>> begin

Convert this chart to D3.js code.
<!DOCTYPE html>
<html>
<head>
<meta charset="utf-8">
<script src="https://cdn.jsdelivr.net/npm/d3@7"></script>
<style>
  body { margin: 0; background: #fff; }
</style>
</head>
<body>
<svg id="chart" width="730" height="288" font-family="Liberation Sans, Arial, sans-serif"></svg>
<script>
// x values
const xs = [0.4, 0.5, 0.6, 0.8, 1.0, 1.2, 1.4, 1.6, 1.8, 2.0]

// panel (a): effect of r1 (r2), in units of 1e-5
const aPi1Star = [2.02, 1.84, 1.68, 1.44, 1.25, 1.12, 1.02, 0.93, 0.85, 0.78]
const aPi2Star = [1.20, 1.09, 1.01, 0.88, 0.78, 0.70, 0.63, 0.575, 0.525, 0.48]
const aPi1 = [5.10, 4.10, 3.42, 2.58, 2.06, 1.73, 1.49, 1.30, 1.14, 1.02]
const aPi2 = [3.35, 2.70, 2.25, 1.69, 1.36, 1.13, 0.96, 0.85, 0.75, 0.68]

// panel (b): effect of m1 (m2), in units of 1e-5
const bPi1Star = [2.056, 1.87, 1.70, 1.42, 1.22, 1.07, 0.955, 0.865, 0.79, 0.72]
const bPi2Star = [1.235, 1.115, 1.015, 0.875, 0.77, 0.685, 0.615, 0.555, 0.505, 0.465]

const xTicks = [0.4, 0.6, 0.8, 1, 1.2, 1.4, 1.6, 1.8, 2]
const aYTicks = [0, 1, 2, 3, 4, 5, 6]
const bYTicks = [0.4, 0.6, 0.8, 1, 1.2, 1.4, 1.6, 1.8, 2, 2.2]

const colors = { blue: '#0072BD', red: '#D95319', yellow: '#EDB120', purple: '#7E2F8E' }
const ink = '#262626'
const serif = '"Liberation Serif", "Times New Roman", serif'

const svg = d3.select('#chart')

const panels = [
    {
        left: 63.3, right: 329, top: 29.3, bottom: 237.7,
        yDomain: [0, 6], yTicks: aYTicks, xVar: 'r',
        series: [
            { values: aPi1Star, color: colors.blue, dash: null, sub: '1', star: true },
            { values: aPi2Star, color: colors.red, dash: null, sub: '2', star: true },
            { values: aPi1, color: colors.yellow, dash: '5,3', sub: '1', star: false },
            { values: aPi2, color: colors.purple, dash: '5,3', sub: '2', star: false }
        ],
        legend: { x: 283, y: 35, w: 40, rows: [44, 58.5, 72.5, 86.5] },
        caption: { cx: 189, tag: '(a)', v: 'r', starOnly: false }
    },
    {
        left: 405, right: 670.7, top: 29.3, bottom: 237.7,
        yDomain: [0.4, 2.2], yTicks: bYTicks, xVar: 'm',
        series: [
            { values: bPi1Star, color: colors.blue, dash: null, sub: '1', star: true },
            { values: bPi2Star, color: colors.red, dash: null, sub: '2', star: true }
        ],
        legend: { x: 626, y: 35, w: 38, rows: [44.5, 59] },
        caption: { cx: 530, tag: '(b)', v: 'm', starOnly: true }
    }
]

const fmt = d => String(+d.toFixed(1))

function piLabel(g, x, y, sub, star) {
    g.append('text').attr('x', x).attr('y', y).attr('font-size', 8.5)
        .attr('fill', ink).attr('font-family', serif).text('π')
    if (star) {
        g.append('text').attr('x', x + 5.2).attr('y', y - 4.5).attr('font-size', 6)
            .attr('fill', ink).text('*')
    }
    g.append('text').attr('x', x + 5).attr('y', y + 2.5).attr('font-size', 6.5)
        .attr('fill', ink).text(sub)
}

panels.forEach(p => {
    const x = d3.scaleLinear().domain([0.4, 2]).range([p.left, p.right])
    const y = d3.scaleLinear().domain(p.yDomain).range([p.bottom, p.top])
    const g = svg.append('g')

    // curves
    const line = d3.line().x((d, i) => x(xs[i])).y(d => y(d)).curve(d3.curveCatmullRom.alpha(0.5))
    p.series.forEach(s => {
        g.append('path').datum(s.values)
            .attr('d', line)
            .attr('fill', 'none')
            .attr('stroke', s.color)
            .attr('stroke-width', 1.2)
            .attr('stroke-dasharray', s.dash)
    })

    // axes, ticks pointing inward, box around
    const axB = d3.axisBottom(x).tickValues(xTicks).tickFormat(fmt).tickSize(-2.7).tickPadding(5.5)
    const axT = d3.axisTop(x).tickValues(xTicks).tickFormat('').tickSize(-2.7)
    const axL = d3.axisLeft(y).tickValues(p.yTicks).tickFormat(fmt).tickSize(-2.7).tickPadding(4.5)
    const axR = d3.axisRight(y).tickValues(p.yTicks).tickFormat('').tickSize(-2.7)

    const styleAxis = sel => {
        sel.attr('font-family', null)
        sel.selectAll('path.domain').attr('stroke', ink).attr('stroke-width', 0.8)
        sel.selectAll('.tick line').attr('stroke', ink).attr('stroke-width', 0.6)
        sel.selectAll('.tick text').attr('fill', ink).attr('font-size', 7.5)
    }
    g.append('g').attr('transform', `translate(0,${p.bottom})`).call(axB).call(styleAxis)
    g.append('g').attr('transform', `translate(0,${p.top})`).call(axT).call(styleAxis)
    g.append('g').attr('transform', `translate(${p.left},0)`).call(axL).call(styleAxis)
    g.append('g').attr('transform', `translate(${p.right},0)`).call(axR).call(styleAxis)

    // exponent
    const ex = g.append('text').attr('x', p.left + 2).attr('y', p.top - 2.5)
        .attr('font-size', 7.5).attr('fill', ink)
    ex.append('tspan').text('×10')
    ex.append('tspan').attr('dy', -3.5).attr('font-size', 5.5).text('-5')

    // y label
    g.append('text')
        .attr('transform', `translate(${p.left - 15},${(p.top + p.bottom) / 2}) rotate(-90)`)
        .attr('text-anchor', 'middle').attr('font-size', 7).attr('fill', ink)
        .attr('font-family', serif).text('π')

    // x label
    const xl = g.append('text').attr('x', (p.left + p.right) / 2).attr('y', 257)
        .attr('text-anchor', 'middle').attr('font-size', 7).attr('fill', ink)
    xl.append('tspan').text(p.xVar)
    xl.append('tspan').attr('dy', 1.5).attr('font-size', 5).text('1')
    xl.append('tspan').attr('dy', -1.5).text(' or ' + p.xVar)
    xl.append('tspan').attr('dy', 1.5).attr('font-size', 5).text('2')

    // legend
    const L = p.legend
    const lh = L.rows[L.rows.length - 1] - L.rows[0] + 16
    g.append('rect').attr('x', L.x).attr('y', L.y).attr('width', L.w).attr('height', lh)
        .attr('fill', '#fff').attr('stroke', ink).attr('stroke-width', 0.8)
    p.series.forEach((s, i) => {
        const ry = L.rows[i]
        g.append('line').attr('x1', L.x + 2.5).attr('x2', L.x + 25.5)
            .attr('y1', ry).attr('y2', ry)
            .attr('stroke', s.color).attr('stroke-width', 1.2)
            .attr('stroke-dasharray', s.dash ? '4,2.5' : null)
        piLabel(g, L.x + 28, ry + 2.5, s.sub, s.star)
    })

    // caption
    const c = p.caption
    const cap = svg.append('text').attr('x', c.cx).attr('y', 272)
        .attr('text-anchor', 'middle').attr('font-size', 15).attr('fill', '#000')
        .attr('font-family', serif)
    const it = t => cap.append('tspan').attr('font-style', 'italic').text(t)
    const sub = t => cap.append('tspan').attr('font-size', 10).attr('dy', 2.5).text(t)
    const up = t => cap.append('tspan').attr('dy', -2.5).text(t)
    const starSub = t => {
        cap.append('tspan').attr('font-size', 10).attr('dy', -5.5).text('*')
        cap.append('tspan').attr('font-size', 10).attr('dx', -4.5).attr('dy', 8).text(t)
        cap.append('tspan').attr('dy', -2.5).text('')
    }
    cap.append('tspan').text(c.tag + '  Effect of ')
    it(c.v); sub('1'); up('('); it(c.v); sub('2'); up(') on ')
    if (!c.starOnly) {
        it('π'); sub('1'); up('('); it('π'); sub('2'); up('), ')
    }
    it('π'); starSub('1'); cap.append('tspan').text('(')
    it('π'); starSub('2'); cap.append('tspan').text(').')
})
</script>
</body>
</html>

>> end

▶ [What is asked]
Take the lines above from the first through the one containing "const svg = d3.select('#chart')" and reproduce them exactly; include nothing else.

▶ [Answer for this exercise]
Convert this chart to D3.js code.
<!DOCTYPE html>
<html>
<head>
<meta charset="utf-8">
<script src="https://cdn.jsdelivr.net/npm/d3@7"></script>
<style>
  body { margin: 0; background: #fff; }
</style>
</head>
<body>
<svg id="chart" width="730" height="288" font-family="Liberation Sans, Arial, sans-serif"></svg>
<script>
// x values
const xs = [0.4, 0.5, 0.6, 0.8, 1.0, 1.2, 1.4, 1.6, 1.8, 2.0]

// panel (a): effect of r1 (r2), in units of 1e-5
const aPi1Star = [2.02, 1.84, 1.68, 1.44, 1.25, 1.12, 1.02, 0.93, 0.85, 0.78]
const aPi2Star = [1.20, 1.09, 1.01, 0.88, 0.78, 0.70, 0.63, 0.575, 0.525, 0.48]
const aPi1 = [5.10, 4.10, 3.42, 2.58, 2.06, 1.73, 1.49, 1.30, 1.14, 1.02]
const aPi2 = [3.35, 2.70, 2.25, 1.69, 1.36, 1.13, 0.96, 0.85, 0.75, 0.68]

// panel (b): effect of m1 (m2), in units of 1e-5
const bPi1Star = [2.056, 1.87, 1.70, 1.42, 1.22, 1.07, 0.955, 0.865, 0.79, 0.72]
const bPi2Star = [1.235, 1.115, 1.015, 0.875, 0.77, 0.685, 0.615, 0.555, 0.505, 0.465]

const xTicks = [0.4, 0.6, 0.8, 1, 1.2, 1.4, 1.6, 1.8, 2]
const aYTicks = [0, 1, 2, 3, 4, 5, 6]
const bYTicks = [0.4, 0.6, 0.8, 1, 1.2, 1.4, 1.6, 1.8, 2, 2.2]

const colors = { blue: '#0072BD', red: '#D95319', yellow: '#EDB120', purple: '#7E2F8E' }
const ink = '#262626'
const serif = '"Liberation Serif", "Times New Roman", serif'

const svg = d3.select('#chart')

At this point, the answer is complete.